--- BEGIN ---

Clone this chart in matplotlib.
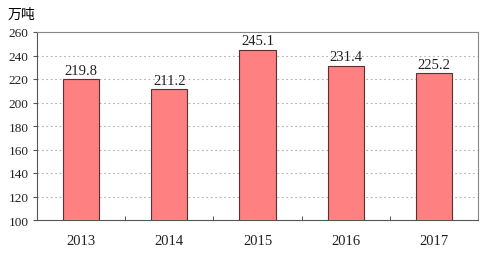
import matplotlib.pyplot as plt
import numpy as np

years = ['2013', '2014', '2015', '2016', '2017']
values = [219.8, 211.2, 245.1, 231.4, 225.2]
yticks = [100, 120, 140, 160, 180, 200, 220, 240, 260]

plt.rcParams['font.family'] = ['Liberation Serif', 'Noto Sans CJK SC']

fig = plt.figure(figsize=(5, 2.55), dpi=100)
ax = fig.add_axes([37 / 500, 1 - 221 / 255, 441 / 500, 188 / 255])

x = np.arange(len(years))
ax.bar(x, values, width=0.41, color='#ff8080', edgecolor='#5a3030', linewidth=0.8, zorder=3)
for xi, v in zip(x, values):
    ax.text(xi, v + 2, f'{v:.1f}', ha='center', va='bottom', fontsize=10.5, color='#222222')

ax.set_xlim(-0.5, len(years) - 0.5)
ax.set_ylim(100, 260)
ax.set_yticks(yticks)
ax.set_yticklabels([str(t) for t in yticks], fontsize=9.5, color='#222222')
for t in yticks[1:-1]:
    ax.axhline(t, color='#b0b0b0', linestyle=(0, (1.5, 2.5)), linewidth=0.8, zorder=1)

ax.set_xticks(x)
ax.set_xticklabels(years, fontsize=10.5, color='#222222')
ax.tick_params(axis='x', length=0, pad=10)
ax.set_xticks(np.arange(0.5, len(years) - 1, 1), minor=True)
ax.tick_params(axis='x', which='minor', direction='in', length=3, color='#333333')
ax.tick_params(axis='y', direction='out', length=3, color='#555555', pad=3)

for s in ['left', 'bottom']:
    ax.spines[s].set_color('#555555')
for s in ['top', 'right']:
    ax.spines[s].set_color('#888888')

fig.text(8 / 500, 1 - 15 / 255, '万吨', fontsize=10, va='center', ha='left',
         family=['Noto Sans CJK SC', 'DejaVu Sans'])

fig.savefig('out.png', dpi=100)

--- END ---

> STATED PROBLEM: Keep every word of the data as it is when you write it out, but drop the pictures.

> TASK OUTPUT:
Clone this chart in matplotlib.
import matplotlib.pyplot as plt
import numpy as np

years = ['2013', '2014', '2015', '2016', '2017']
values = [219.8, 211.2, 245.1, 231.4, 225.2]
yticks = [100, 120, 140, 160, 180, 200, 220, 240, 260]

plt.rcParams['font.family'] = ['Liberation Serif', 'Noto Sans CJK SC']

fig = plt.figure(figsize=(5, 2.55), dpi=100)
ax = fig.add_axes([37 / 500, 1 - 221 / 255, 441 / 500, 188 / 255])

x = np.arange(len(years))
ax.bar(x, values, width=0.41, color='#ff8080', edgecolor='#5a3030', linewidth=0.8, zorder=3)
for xi, v in zip(x, values):
    ax.text(xi, v + 2, f'{v:.1f}', ha='center', va='bottom', fontsize=10.5, color='#222222')

ax.set_xlim(-0.5, len(years) - 0.5)
ax.set_ylim(100, 260)
ax.set_yticks(yticks)
ax.set_yticklabels([str(t) for t in yticks], fontsize=9.5, color='#222222')
for t in yticks[1:-1]:
    ax.axhline(t, color='#b0b0b0', linestyle=(0, (1.5, 2.5)), linewidth=0.8, zorder=1)

ax.set_xticks(x)
ax.set_xticklabels(years, fontsize=10.5, color='#222222')
ax.tick_params(axis='x', length=0, pad=10)
ax.set_xticks(np.arange(0.5, len(years) - 1, 1), minor=True)
ax.tick_params(axis='x', which='minor', direction='in', length=3, color='#333333')
ax.tick_params(axis='y', direction='out', length=3, color='#555555', pad=3)

for s in ['left', 'bottom']:
    ax.spines[s].set_color('#555555')
for s in ['top', 'right']:
    ax.spines[s].set_color('#888888')

fig.text(8 / 500, 1 - 15 / 255, '万吨', fontsize=10, va='center', ha='left',
         family=['Noto Sans CJK SC', 'DejaVu Sans'])

fig.savefig('out.png', dpi=100)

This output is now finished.